As an early adopter of technology, I find myself constantly waiting around for others to catch up and see the value of things. Over the course of my first few years in this industry, virtual reality helped me find good friends in places like Ireland, Australia, and France. Places that are much farther away from me than Cincinnati. We meet up at virtual bars, play laser tag, and enjoy movies together. Full and satisfying interaction. As cliché as it sounds, it feels like we’re really together.
It made sense for me to encourage members of my family to jump into VR as well to give us a newer, better way to interact. The tech works. It’s a decent substitute for the real thing and much better than awkwardly staring at each other on flat screens. Do you miss our New Year’s Day ritual of bowling as a family? Put on your headset and we can do that right now. Hey Dad, how about we go on a fishing trip and pull in some smallmouth bass while we discuss the latest Sportsball game?
But that didn’t happen… yet.
When I convinced my parents to buy a Quest 2, I knew it would take some time for them to get acclimated. I still have nightmares of when they first got smartphones and joined the world of social media. I also knew that my nieces would probably get the most use of it when visiting my parents. It didn’t take long for my kids to connect with their cousins to jump into Rec Room and enjoy themselves until their batteries died. But when it came time for my Mom or Dad to suit up, there was immediate resistance.
It could be my fault. Throwing my parents into very early untracked headsets with super low quality screens may have set an unfortunate precedent. I can remember my Dad playing hours of Wolfenstein 3D back in the early 90s, but when Doom came onto the scene, he couldn’t play it. It was too much for him and he got sick. Same with early VR. Now that I’m trying to get him into the newer, smoother, higher resolution VR, I wish I could persuade him to get past his previous notions and try it.

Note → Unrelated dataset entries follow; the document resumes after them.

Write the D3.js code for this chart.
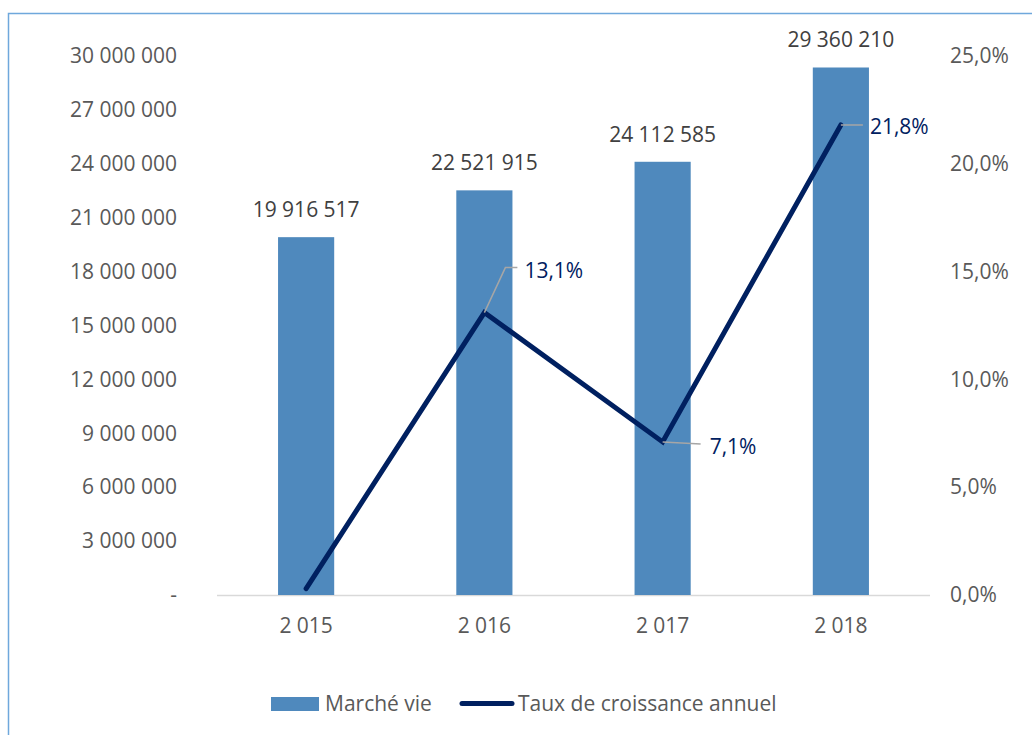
<!DOCTYPE html>
<html><head><meta charset="utf-8">
<script src="https://cdn.jsdelivr.net/npm/d3@7"></script>
<style>body{margin:0;background:#fff;} svg{display:block;}</style>
</head><body>
<svg id="c" width="1032" height="735"></svg>
<script>
const categories = ["2 015", "2 016", "2 017", "2 018"];
const marcheVie = [19916517, 22521915, 24112585, 29360210];
const tauxCroissance = [0.003, 0.131, 0.071, 0.218];
const leftTicks = [0, 3000000, 6000000, 9000000, 12000000, 15000000, 18000000, 21000000, 24000000, 27000000, 30000000];
const rightTicks = [0, 0.05, 0.10, 0.15, 0.20, 0.25];
const seriesNames = ["Marché vie", "Taux de croissance annuel"];

const FONT = "'Open Sans', 'Liberation Sans', sans-serif";
const FS = 21;
const svg = d3.select("#c");
const W = 1032, H = 735;
const m = {left: 217, right: 1032 - 930, top: 56, bottom: 735 - 595};

svg.append("rect").attr("x", 8.5).attr("y", 13.5).attr("width", 1100).attr("height", 800)
  .attr("fill", "none").attr("stroke", "#6fa8dc").attr("stroke-width", 1.5);

const x = d3.scaleBand().domain(categories).range([m.left, W - m.right]).paddingInner(0.685).paddingOuter(0.3425);
const yL = d3.scaleLinear().domain([0, 30000000]).range([H - m.bottom, m.top]);
const yR = d3.scaleLinear().domain([0, 0.25]).range([H - m.bottom, m.top]);

const fmtNum = v => v === 0 ? "-" : d3.format(",")(v).replace(/,/g, " ");
const fmtPct = v => d3.format(".1f")(v * 100).replace(".", ",") + "%";

// left axis
const gL = svg.append("g").attr("transform", `translate(${m.left},0)`)
  .call(d3.axisLeft(yL).tickValues(leftTicks).tickFormat(fmtNum).tickSize(0).tickPadding(40));
gL.select(".domain").remove();
gL.selectAll("text").attr("font-family", FONT).attr("font-size", FS).attr("fill", "#595959");

// right axis
const gR = svg.append("g").attr("transform", `translate(${W - m.right},0)`)
  .call(d3.axisRight(yR).tickValues(rightTicks).tickFormat(fmtPct).tickSize(0).tickPadding(20));
gR.select(".domain").remove();
gR.selectAll("text").attr("font-family", FONT).attr("font-size", FS).attr("fill", "#595959");

// baseline
svg.append("line").attr("x1", m.left).attr("x2", W - m.right)
  .attr("y1", yL(0) + 0.5).attr("y2", yL(0) + 0.5).attr("stroke", "#d9d9d9").attr("stroke-width", 1.5);

// x axis
const gX = svg.append("g").attr("transform", `translate(0,${H - m.bottom})`)
  .call(d3.axisBottom(x).tickSize(0).tickPadding(23));
gX.select(".domain").remove();
gX.selectAll("text").attr("font-family", FONT).attr("font-size", FS).attr("fill", "#595959");

// bars
svg.append("g").selectAll("rect").data(marcheVie).join("rect")
  .attr("x", (d, i) => x(categories[i]))
  .attr("width", x.bandwidth())
  .attr("y", d => yL(d))
  .attr("height", d => yL(0) - yL(d))
  .attr("fill", "#4f89bd");

svg.append("g").selectAll("text").data(marcheVie).join("text")
  .attr("x", (d, i) => x(categories[i]) + x.bandwidth() / 2)
  .attr("y", d => yL(d) - 20)
  .attr("text-anchor", "middle")
  .attr("font-family", FONT).attr("font-size", FS).attr("fill", "#404040")
  .text(fmtNum);

// line
const cx = i => x(categories[i]) + x.bandwidth() / 2;
const line = d3.line().x((d, i) => cx(i)).y(d => yR(d));
svg.append("path").datum(tauxCroissance).attr("d", line)
  .attr("fill", "none").attr("stroke", "#002060").attr("stroke-width", 5)
  .attr("stroke-linecap", "round").attr("stroke-linejoin", "miter");

// line labels with leader lines
const labelOff = [null, {dx: 21, dy: -45, tx: 40, ty: 3}, {dx: 38, dy: 2, tx: 47, ty: 3}, {dx: 22, dy: 0, tx: 29, ty: 2}];
const lg = svg.append("g");
tauxCroissance.forEach((v, i) => {
  const o = labelOff[i];
  if (!o) return;
  const px = cx(i), py = yR(v);
  let pts;
  if (i === 1) pts = [[px, py], [px + o.dx, py + o.dy], [px + o.dx + 12, py + o.dy]];
  else pts = [[px, py], [px + o.dx, py + o.dy]];
  lg.append("path").attr("d", d3.line()(pts)).attr("fill", "none")
    .attr("stroke", "#a6a6a6").attr("stroke-width", 1.5);
  lg.append("text").attr("x", px + o.tx).attr("y", py + o.dy + o.ty).attr("dy", "0.35em")
    .attr("font-family", FONT).attr("font-size", FS).attr("fill", "#002060")
    .text(fmtPct(v));
});

// legend
const leg = svg.append("g");
leg.append("rect").attr("x", 271).attr("y", 697).attr("width", 48).attr("height", 14).attr("fill", "#4f89bd");
leg.append("text").attr("x", 325).attr("y", 704).attr("dy", "0.35em")
  .attr("font-family", FONT).attr("font-size", FS).attr("fill", "#595959").text(seriesNames[0]);
leg.append("line").attr("x1", 462).attr("x2", 512).attr("y1", 703.5).attr("y2", 703.5)
  .attr("stroke", "#002060").attr("stroke-width", 5).attr("stroke-linecap", "round");
leg.append("text").attr("x", 518).attr("y", 704).attr("dy", "0.35em")
  .attr("font-family", FONT).attr("font-size", FS).attr("fill", "#595959").text(seriesNames[1]);
</script>
</body></html>
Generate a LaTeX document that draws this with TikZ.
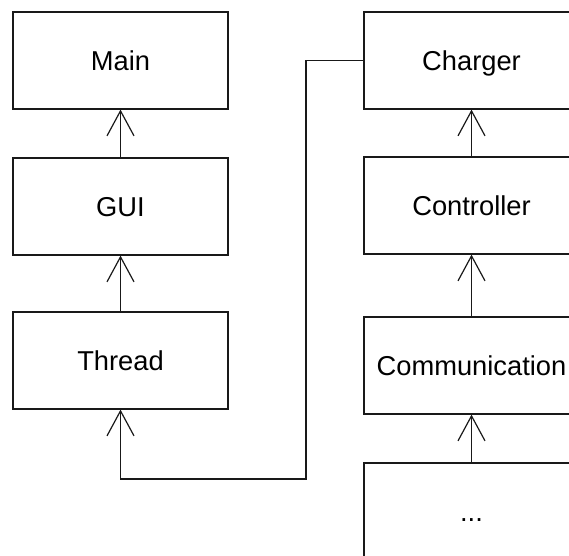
\documentclass[tikz,border=0pt]{standalone}
\usepackage{fontspec}
\setmainfont{Liberation Sans}
\usetikzlibrary{arrows.meta}
\begin{document}
\begin{tikzpicture}[x=1pt,y=-1pt,
  module/.style={draw=black!90, line width=1.2pt, fill=white,
    minimum width=215pt, minimum height=97pt, inner sep=0pt,
    text height=19.3pt, text depth=0pt,
    font=\fontsize{27.3}{32}\selectfont, text=black},
  dep/.style={draw=black!90, line width=1.2pt,
    -{Straight Barb[length=25pt,width=27pt,line width=1.2pt]}}]
  \useasboundingbox (0,0) rectangle (569,555);
  \clip (0,0) rectangle (569,555);
  % left column
  \node[module] (main)   at (120.5,60.5)  {Main};
  \node[module] (gui)    at (120.5,206.5) {GUI};
  \node[module] (thread) at (120.5,360.5) {Thread};
  % right column
  \node[module] (charger) at (471.5,60.5)  {Charger};
  \node[module] (ctrl)    at (471.5,205.5) {Controller};
  \node[module] (comm)    at (471.5,365.5) {Communication};
  \node[module] (more)    at (471.5,511.5) {...};
  % dependencies
  \draw[dep] (gui.north) -- (main.south);
  \draw[dep] (thread.north) -- (gui.south);
  \draw[dep] (ctrl.north) -- (charger.south);
  \draw[dep] (comm.north) -- (ctrl.south);
  \draw[dep] (more.north) -- (comm.south);
  \coordinate (jog) at (306,479);
  \draw[dep] (charger.west) -| (jog) -| (thread.south);
\end{tikzpicture}
\end{document}
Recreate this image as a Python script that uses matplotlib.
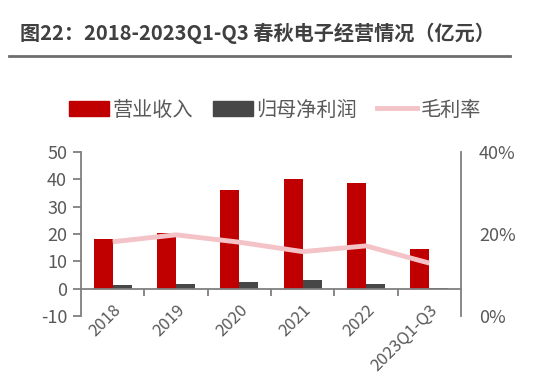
import numpy as np
import matplotlib
matplotlib.use("Agg")
import matplotlib.pyplot as plt
from matplotlib.ticker import FuncFormatter, FixedLocator
from matplotlib.patches import Patch
from matplotlib.lines import Line2D

plt.rcParams["font.family"] = ["Noto Sans CJK SC", "DejaVu Sans"]
plt.rcParams["axes.unicode_minus"] = False

# 数据（亿元）
years = ["2018", "2019", "2020", "2021", "2022", "2023Q1-Q3"]
revenue = [18.0, 20.5, 36.0, 40.0, 38.5, 14.5]
net_profit = [1.2, 1.6, 2.6, 3.2, 1.6, 0.2]
gross_margin = [0.181, 0.198, 0.180, 0.157, 0.171, 0.129]

RED = "#C00000"
DARK = "#474747"
PINK = "#F4C3C7"
GREY = "#595959"
AXIS = "#7F7F7F"

fig = plt.figure(figsize=(5.5, 3.76), dpi=100)

# 标题与分隔线
fig.text(20 / 550, 1 - 33 / 376, "图22：2018-2023Q1-Q3 春秋电子经营情况（亿元）",
         fontsize=14.5, fontweight="bold", color="#404040", va="center", ha="left")
fig.add_artist(Line2D([9 / 550, 510 / 550], [1 - 56 / 376, 1 - 56 / 376],
                      color="#6E6E6E", linewidth=2, transform=fig.transFigure))

ax = fig.add_axes([81 / 550, 1 - 316 / 376, 380 / 550, 164 / 376])
x = np.arange(len(years))
w = 0.3
ax.bar(x - w / 2, revenue, width=w, color=RED, zorder=2)
ax.bar(x + w / 2, net_profit, width=w, color=DARK, zorder=2)

ax.set_xlim(-0.5, len(years) - 0.5)
ax.set_ylim(-10, 50)
ax.set_yticks(range(-10, 51, 10))

for side in ["top", "right"]:
    ax.spines[side].set_visible(False)
ax.spines["left"].set_color(AXIS)
ax.spines["left"].set_linewidth(1.3)
ax.spines["bottom"].set_position(("data", 0))
ax.spines["bottom"].set_color(AXIS)
ax.spines["bottom"].set_linewidth(1.3)

ax.set_xticks(x)
ax.set_xticklabels(years, rotation=45, ha="right", rotation_mode="anchor")
ax.xaxis.set_minor_locator(FixedLocator(np.arange(0.5, len(years) - 0.5, 1)))
ax.tick_params(axis="x", which="major", length=0, pad=9, labelsize=12, labelcolor=GREY)
ax.tick_params(axis="x", which="minor", length=5, width=1.3, color=AXIS, direction="out")
ax.tick_params(axis="y", length=6, width=1.3, color=AXIS, pad=4, labelsize=13, labelcolor=GREY)

ax2 = ax.twinx()
ax2.plot(x, gross_margin, color=PINK, linewidth=3.5, zorder=3, solid_capstyle="butt")
ax2.set_ylim(0, 0.4)
ax2.set_yticks([0, 0.2, 0.4])
ax2.yaxis.set_major_formatter(FuncFormatter(lambda v, _: f"{v:.0%}"))
for side in ["top", "left", "bottom"]:
    ax2.spines[side].set_visible(False)
ax2.spines["right"].set_color(AXIS)
ax2.spines["right"].set_linewidth(1.3)
ax2.tick_params(axis="y", length=0, pad=13, labelsize=13, labelcolor=GREY)

handles = [Patch(color=RED, label="营业收入"),
           Patch(color=DARK, label="归母净利润"),
           Line2D([], [], color=PINK, linewidth=3.5, label="毛利率")]
fig.legend(handles=handles, loc="center", bbox_to_anchor=(0.5, 1 - 110 / 376), ncol=3,
           frameon=False, fontsize=14.5, labelcolor=GREY, handlelength=2.0,
           handletextpad=0.15, columnspacing=1.0, handleheight=0.7)

fig.savefig("out.png", dpi=100)
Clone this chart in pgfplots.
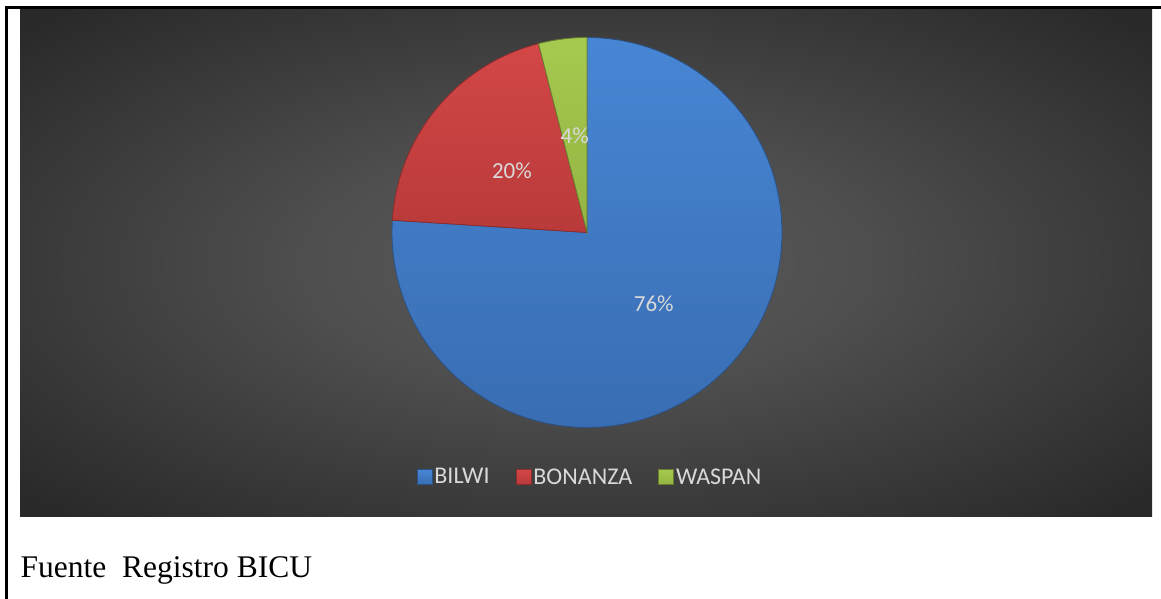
\documentclass[border=0pt]{standalone}
\usepackage{pgfplots}
\pgfplotsset{compat=1.18}
\usepackage{fontspec}
\setmainfont{Liberation Serif}
\newfontfamily\carlito{Carlito}
\definecolor{bgin}{HTML}{5A5A5A}
\definecolor{bgmid}{HTML}{4F4F4F}
\definecolor{bgout}{HTML}{292929}
\definecolor{bgcorner}{HTML}{232323}
\definecolor{cblueT}{HTML}{4786D4}
\definecolor{cblueB}{HTML}{396DB3}
\definecolor{credT}{HTML}{D34747}
\definecolor{credB}{HTML}{B93A3A}
\definecolor{cgreenT}{HTML}{A6C94F}
\definecolor{cgreenB}{HTML}{93B443}
\definecolor{lbl}{HTML}{D9D9D9}
\pgfdeclareradialshading{bgshade}{\pgfpoint{0bp}{0bp}}{color(0bp)=(bgin); color(12bp)=(bgmid); color(34bp)=(bgout); color(50bp)=(bgcorner)}
\def\vA{76}\def\vB{20}\def\vC{4}
\pgfmathsetmacro\sO{90}
\pgfmathsetmacro\sA{\sO-3.6*\vA}
\pgfmathsetmacro\sB{\sA-3.6*\vB}
\pgfmathsetmacro\sC{\sB-3.6*\vC}
\pgfmathsetmacro\mA{(\sO+\sA)/2}
\pgfmathsetmacro\mB{(\sA+\sB)/2}
\pgfmathsetmacro\mC{(\sB+\sC)/2}
\begin{document}
\begin{tikzpicture}[x=1pt,y=1pt]
\path (0,0) rectangle (1161,599);
\shade[shading=bgshade] (20,82) rectangle (1152,590);
\fill[black] (5,0) rectangle (7.5,592.5);
\fill[black] (5,589.5) rectangle (1161,592.5);
\node[anchor=base west, font=\fontsize{31.5}{36}\selectfont, inner sep=0] at (20.5,21.5) {Fuente\ \ Registro BICU};
\begin{axis}[hide axis, x=195pt, y=195pt, xmin=-1, xmax=1, ymin=-1, ymax=1,
  anchor=south west, at={(392pt,171.5pt)}, clip=false, legend columns=3,
  legend style={at={(axis cs:0.015,-1.254)}, anchor=center, draw=none, fill=none,
    text=lbl, font=\carlito\fontsize{24}{28}\selectfont,
    /tikz/every even column/.append style={column sep=24pt}},
  legend image code/.code={\fill[#1] (0pt,-7.5pt) rectangle (15pt,7.5pt);}]
\addplot[top color=cblueT, bottom color=cblueB, draw=cblueB!75!black, line width=0.8pt, domain=\sA:\sO, samples=150] ({cos(x)},{sin(x)}) -- (0,0) -- cycle;
\addlegendentry{BILWI}
\addplot[top color=credT, bottom color=credB, draw=credB!75!black, line width=0.8pt, domain=\sB:\sA, samples=60] ({cos(x)},{sin(x)}) -- (0,0) -- cycle;
\addlegendentry{BONANZA}
\addplot[top color=cgreenT, bottom color=cgreenB, draw=cgreenB!70!black, line width=0.8pt, domain=\sC:\sB, samples=20] ({cos(x)},{sin(x)}) -- (0,0) -- cycle;
\addlegendentry{WASPAN}
\node[text=lbl, font=\carlito\fontsize{23}{28}\selectfont] at (axis cs:{0.5*cos(\mA)},{0.5*sin(\mA)}) {\vA\%};
\node[text=lbl, font=\carlito\fontsize{23}{28}\selectfont] at (axis cs:{0.5*cos(\mB)},{0.5*sin(\mB)}) {\vB\%};
\node[text=lbl, font=\carlito\fontsize{23}{28}\selectfont] at (axis cs:{0.5*cos(\mC)},{0.5*sin(\mC)}) {\vC\%};
\end{axis}
\end{tikzpicture}
\end{document}
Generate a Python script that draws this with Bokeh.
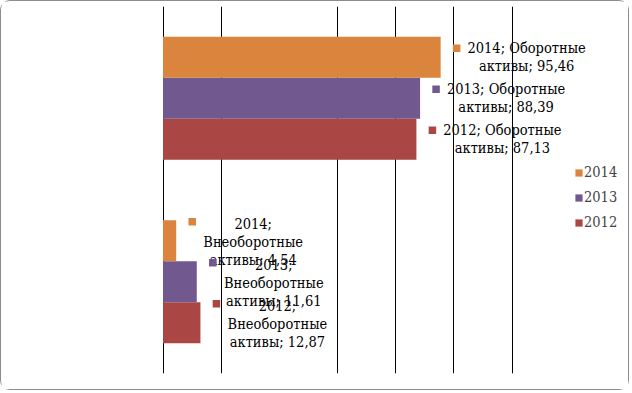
from bokeh.plotting import figure
from bokeh.models import FactorRange, Range1d, Grid, FixedTicker, Legend, LegendItem, ColumnDataSource
from bokeh.core.properties import value
from bokeh.embed import file_html
from bokeh.resources import INLINE

# ---- data ----
categories = ["Внеоборотные активы", "Оборотные активы"]
years = ["2012", "2013", "2014"]
values_2012 = [12.87, 87.13]
values_2013 = [11.61, 88.39]
values_2014 = [4.54, 95.46]
grid_ticks = [0, 20, 60, 80, 100, 120]
legend_order = ["2014", "2013", "2012"]

series = {"2012": values_2012, "2013": values_2013, "2014": values_2014}
colors = {"2012": "#AA4643", "2013": "#71588F", "2014": "#DB843D"}

# ---- layout constants ----
W, H = 629, 390
PX = 58.17 / 20.0          # pixels per unit
ZERO = 161.5               # pixel position of 0 in the frame
UNIT = 41.0                # pixels per category sub-factor
FONT = "DejaVu Serif Condensed"
FSIZE = "14.5px"

factors = [(c, y) for c in categories for y in years]
y_range = FactorRange(*factors, group_padding=1.475, factor_padding=0.0,
                      range_padding=0.7375, range_padding_units="absolute")
x_range = Range1d(-ZERO / PX, (W - ZERO) / PX)

p = figure(width=W, height=H, x_range=x_range, y_range=y_range,
           output_backend="svg", toolbar_location=None,
           x_axis_location=None, y_axis_location=None,
           min_border_left=0, min_border_right=0, min_border_top=5, min_border_bottom=18)
p.outline_line_color = None
p.xgrid.visible = False
p.ygrid.visible = False
p.background_fill_color = "white"
p.border_fill_color = "white"
p.styles = {"position": "absolute", "left": "0px", "top": "0px",
            "border": "1px solid #8c8c8c", "border-radius": "10px"}

p.add_layout(Grid(dimension=0, ticker=FixedTicker(ticks=grid_ticks),
                  grid_line_color="black", grid_line_width=1))

renderers = {}
for yr in years:
    src = ColumnDataSource(dict(y=[(c, yr) for c in categories], v=series[yr]))
    renderers[yr] = p.hbar(y="y", left=0, right="v", height=1.0, source=src,
                           fill_color=colors[yr], line_color=None)

def fmt(v):
    return f"{v:.2f}".replace(".", ",")

# data labels
for yr in legend_order:
    vals = series[yr]
    sq_x, sq_y = [], []
    tx, ty, tt, txo, tyo = [], [], [], [], []
    for c, v in zip(categories, vals):
        word1, word2 = c.split(" ")
        if c == "Оборотные активы":
            lines = [f"{yr}; {word1}", f"{word2}; {fmt(v)}"]
            offs = [-9, 9]
            cx = 86
            sq_dy = 9
        else:
            lines = [f"{yr};", word1, f"{word2}; {fmt(v)}"]
            offs = [-17, 1, 19]
            cx = 77
            sq_dy = 19
        sq_x.append(v + 16 / PX)
        sq_y.append((c, yr, sq_dy / UNIT))
        for ln, o in zip(lines, offs):
            tx.append(v); ty.append((c, yr)); tt.append(ln)
            txo.append(cx); tyo.append(o)
    p.scatter(x=sq_x, y=sq_y, marker="square", size=7.5,
              fill_color=colors[yr], line_color=None)
    tsrc = ColumnDataSource(dict(x=tx, y=ty, text=tt, xo=txo, yo=tyo))
    p.text(x="x", y="y", text="text", x_offset="xo", y_offset="yo", source=tsrc,
           text_font=value(FONT), text_font_size=FSIZE, text_color="black",
           text_align="center", text_baseline="middle")

legend = Legend(items=[LegendItem(label=yr, renderers=[renderers[yr]]) for yr in legend_order],
                location=(573, 143), glyph_width=9, glyph_height=9, label_standoff=1,
                spacing=9, padding=0, margin=0, border_line_color=None,
                background_fill_alpha=0, label_text_font=FONT,
                label_text_font_size=FSIZE, label_height=16)
p.add_layout(legend)

open("out.html", "w").write(file_html(p, INLINE))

Even if it’s taking time for some members of my family to give VR a second chance now that it’s so much more compelling, I also understand there are still fundamental roadblocks making VR headsets intimidating. It takes time for habits to change and syncing up playtime with family in other time zones can still be pretty challenging, requiring passwords or room codes that can be pretty foreign to some people. But unlike previous headsets and platforms, the barriers truly are lower than ever. The destinations in VR are more beautiful, the things you can do with others are more fun, and for those reasons alone a lot more headsets are going to be charged up and ready to play a lot more often.
Maybe I’m being impatient. Once others from my parents’ generation start buying headsets they might feel the pressure to join their peers and not be left behind. That’s how Facebook evolved. What started as a “College Kids Only” club slowly became a haven for parents sharing photos with grandparents and 50th grade school reunion pages. How long before there are “Seniors Only” nights in the Metaverse? Would mainstream mass adoption be enough for my parents to meet me in VRChat? When the neighbors brag about seeing their grandkids in VR every Friday, will that push my parents to jack in?
I hope that’s all it takes. I guess I can wait a bit longer for my multigenerational virtual experience. The best part of having a big family is that multiple generations can share wisdom and enjoy experiences together. In today’s world of emerging technology and whatever the Metaverse becomes, physical distance shouldn’t be a hindrance.
I still believe 2022 will be the year I see three generations of my family play together in VR, it’s just taking a little bit longer than I expected for everyone to get ready.